Thursday, October 11, 2012

How Much Space Does A Person Really Need?

A person doesn't just live in their personal/private space -- but lives in the public/community spaces also -- which could include a gym/health club, parks and gardens, public library, Starbucks, etc., which the urban areas are renowned for.

Her apartment, is essentially only her bedroom, kitchen and private bathroom -- which should come as a premium to a shared living room, shared kitchen and shared bathroom, that many larger living units have. 

If all places were priced the same, then the congested areas would be even more crowded -- while desolate rural areas would go begging.  Even the homeless realize that -- and so they congregate in the cities rather than populate the rural areas.

So price plays the important function of regulating the traffic to manageable flows.  Those guys on the space shuttle and submarines are lucky if they have 100 sq ft each -- for extended periods of time, requiring high performance functioning.  And when space is extremely valuable, you have high maintenance costs for heating and ensuring livability (air quality) -- under those conditions, for those who choose to remain in those habitats -- and many others, rightly move on to greener (more spacious) pastures.

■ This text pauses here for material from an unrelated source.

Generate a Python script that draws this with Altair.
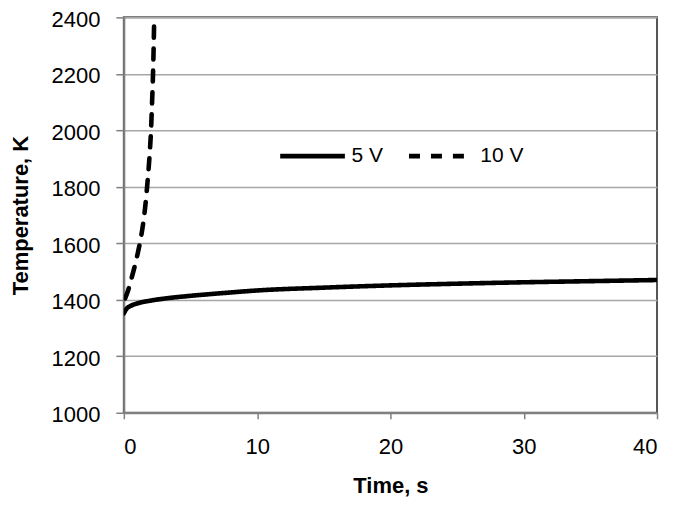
import altair as alt
import pandas as pd

t5 = [0, 0.2, 0.5, 1, 2, 3, 5, 7.5, 10, 15, 20, 25, 30, 35, 40]
T5 = [1352, 1368, 1378, 1387, 1397, 1404, 1414, 1424, 1433, 1443, 1451, 1457, 1462, 1466, 1470]

t10 = [0.1, 0.3, 0.6, 0.9, 1.2, 1.45, 1.65, 1.8, 1.93, 2.04, 2.12, 2.19, 2.24, 2.28]
T10 = [1405, 1430, 1480, 1535, 1600, 1670, 1750, 1830, 1910, 2000, 2100, 2200, 2300, 2400]

series = ["5 V", "10 V"]

df = pd.concat([
    pd.DataFrame({"t": t5, "T": T5, "s": series[0], "o": range(len(t5))}),
    pd.DataFrame({"t": t10, "T": T10, "s": series[1], "o": range(len(t10))}),
])

FONT = "Liberation Sans"

chart = alt.Chart(df).mark_line(color="black", strokeWidth=4.6, interpolate="monotone",
                                clip=True, strokeCap="round").encode(
    x=alt.X("t:Q", title="Time, s",
            scale=alt.Scale(domain=[0, 40], nice=False),
            axis=alt.Axis(values=[0, 10, 20, 30, 40], grid=False, tickSize=6, format="d",
                          labelPadding=18, titlePadding=18)),
    y=alt.Y("T:Q", title="Temperature, K",
            scale=alt.Scale(domain=[1000, 2400], nice=False),
            axis=alt.Axis(values=list(range(1000, 2401, 200)), grid=True, tickSize=8,
                          format="d", labelPadding=16, labelOffset=2, titlePadding=19)),
    strokeDash=alt.StrokeDash("s:N", title=None,
                              scale=alt.Scale(domain=series, range=[[1, 0], [11, 11]]),
                              legend=alt.Legend(orient="none", legendX=154, legendY=104,
                                                direction="horizontal", symbolType="stroke",
                                                symbolSize=4200, symbolStrokeWidth=4.6,
                                                symbolStrokeColor="black",
                                                labelFontSize=21, labelFont=FONT,
                                                labelColor="black", labelOffset=4,
                                                columnPadding=16)),
    order="o:Q",
).properties(
    width=534, height=396,
    autosize=alt.AutoSizeParams(type="none"),
    padding={"left": 116, "top": 9, "right": 10, "bottom": 90},
).configure_view(
    stroke="#555555", strokeWidth=2
).configure_axis(
    labelFont=FONT, labelFontSize=22, labelColor="black",
    titleFont=FONT, titleFontSize=22, titleFontWeight="bold", titleColor="black",
    domainColor="#808080", domainWidth=2, tickColor="#808080", tickWidth=1.5,
    gridColor="#a6a6a6", gridWidth=1.5,
)

chart.save("out.html", embed_options={"renderer": "svg", "actions": False})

But even when space is plentiful and cheap, one still has to maintain it -- as most homeowners with yards know too well, and if one doesn't want that yardwork to be their favorite pastime by default, then they forgo that responsibility and liability.  It increasingly makes sense for a lot of the retiring seniors particularly -- who should be downsizing (divesting their lifetime hoards), and eliminating stairs and other hazards to their mobility, as well as reducing their risks of injury (home repairs).

Many just sit in their wheel chairs all day -- anyway, which is 5 sq ft.  A bed is usually 20 sq ft, but some people even sleep in their wheelchair/beds.  One can store every possession they've ever owned and need to their one computer and cell phone -- on themselves, so they are virtually living, with all the things they need to access -- wherever they are -- in the total environment, of which they need just enough versatile and efficient personal space that is a mark of their organizational and functional intelligence.